Es necesaria la alegría, aquella que mana de tener una buena conciencia, que se tiene cuando trabajamos en espíritu armónico con el cosmos, con el violín del espíritu y las entretelas del perfume navideño, cantando al Niño con el instrumento de humanidad que todos portamos en el alma. Con razón, este sublime gozo es la juventud eterna del espíritu, el más perfecto don de la naturaleza. Algo que inspiró al inolvidable filósofo y escritor indio, Rabindranath Tagore: “Dormía…, dormía y soñaba que la vida no era más que alegría. Me desperté y vi que la vida no era más que servir…. y el servir era alegría”. Ciertamente, en ocasiones sobre la tierra parece que no hay más que dolores, de ahí la importancia de dar vigor a un espíritu de bondad, de bien, o lo que es lo mismo, de comprensión hacia la diversidad y hacia uno mismo. Porque la gloria del Niño-Dios, de aquella estrella de Belén, es el ser humano viviente; y también la vida del ser humano es la visión del Creador. Todo se conjuga en un poema perfecto, en un poema interminable, en una solidario poema de amor en su más alto cénit de pureza. Este es el mensaje a considerar, tanto para los no creyentes como para los creyentes, o para quienes la Navidad es como un dulce rayo de esperanza y consuelo, porque en el fondo, todos buscamos la piedra filosofal que nos convierta en poesía. Yo creo que debemos simpatizar siempre con la poética de la existencia, pensemos que un corazón gozoso hace tanto bien como la mejor complacencia.

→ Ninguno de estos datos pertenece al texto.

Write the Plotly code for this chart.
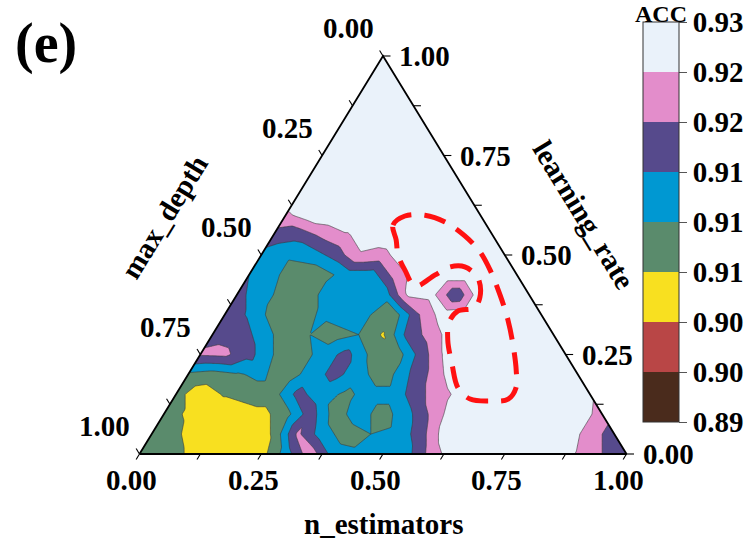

Por consiguiente, impulsemos que en verdad reine la paz en el corazón de cada uno, para entrar de lleno en la atmósfera de los encuentros, lo que significa un corazón de amor, capaz de amar y de percibir la humildad como señal de acercamiento. Necesitamos transformarnos, renovarnos, convertirnos en personas humanas, en seres liberados de tantas cadenas mundanas. Este espíritu navideño nos pone alas para que así sea. Cantare amantis est, dice san Agustín: cantar es propio de quien ama. Así, a lo largo del tiempo, el recuerdo del Portal de Belén, del canto de los ángeles, se ha convertido también en un renovador clima de regocijos. Es la hora de los villancicos, de las palmas y zambombas, de hacer nuestro el poema de la Noche Santa, o de la Buena Noche, o de la Noche Buena: “paz a los hombres que Dios ama” o “paz a los hombres de buena voluntad”. En cualquier caso, el amor de Dios que nos precede, que jamás nos abandona, a pesar de nuestras caídas, es el artífice de un abecedario nuevo en un mundo viejo. Brindemos por la luz que vieron los pastores, para que nos ilumine en reencontrarnos con nuestra misma especie y, de este modo, ser capaces de repensar sobre un horizonte pacifista. Desde luego, la prueba más clara de haber hallado el camino es una alegría imborrable, que está en el inconfundible origen de toda creación. A lo mejor el vínculo que nos une no es tanto de sangre, como sí de respeto y de alegría compartida. Profundicemos en ello. ¡Gozosa Natividad!. Bienvenido a un corazón de luz. ¡Viva el verso!. ¡Amanezca el verbo!